その結果として、企業全体で見た時のバリューチェーンがうまく流れなくなるケースがあります。
例えば、フィールドセールス(営業)でキャリアを築いてきた人は、顧客への価値提案に関するスキルは高まっていきますが、販売した後に自社内でどのようなメンバーがどのような価値をお客様に届けているのかに疎くなりがちです。
その結果、販売後の保守サポートを運営するチームの課題などが分からず、個別最適な提案をお客様にしてしまい、サポートチームが苦労するというケースも起こりえます。
ジョブ型雇用によって職務が細分化されることによる全社的な視野の欠如は、企業全体のバリューチェーンに影響を与えてしまいます。
これらを予防するためには、意図的に部署横断的なタスクフォースを結成し、他部署の業務内容や課題に触れる機会を作ることが大切です。

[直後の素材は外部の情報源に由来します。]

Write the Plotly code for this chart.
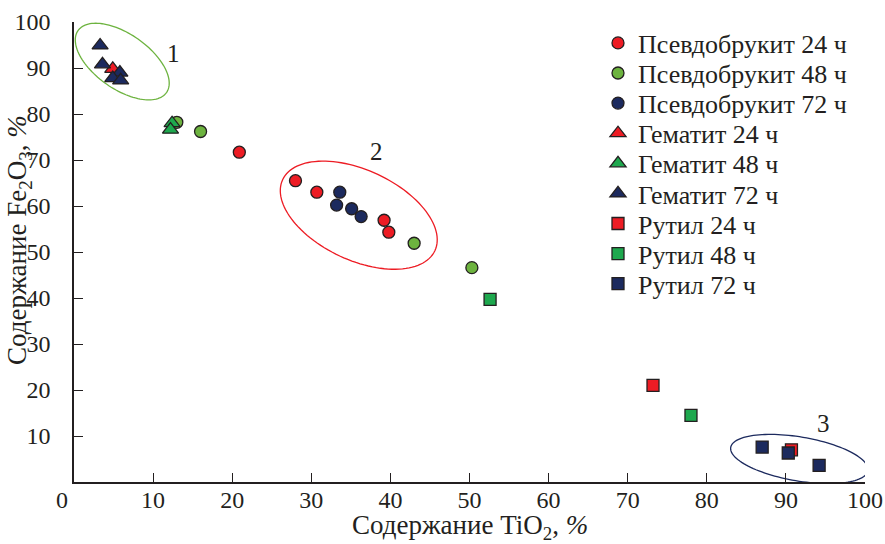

仮に継続利用を前提としているサービスを販売している会社で、顧客のリテンション率(継続率)が下がってしまっている場合、単に保守サポートの問題として取り組むのではなく、マーケティング、インサイドセールス、フィールドセールスなど前工程の部署からも人材を集めてタスクフォースを結成し、課題に向けて取り組むことも有益です。
このような取り組みを通じて、専門以外の領域への理解を深め、バリューチェーン全体の高度化を図ることができます。また、将来的には全社的な視野を持った人材を幹部登用する際の、人材開発の基盤として活用することもできます。
人材開発の副作用を加味した組織運営を
ジョブ型雇用は人事制度面が強調されることが多いですが、本コラムで見た通り、人材開発の面でも大きな影響を与えます。
ジョブ型雇用のメリットだけではなく、人材開発の副作用を見通した上での人材開発・組織運営が今後は求められるでしょう。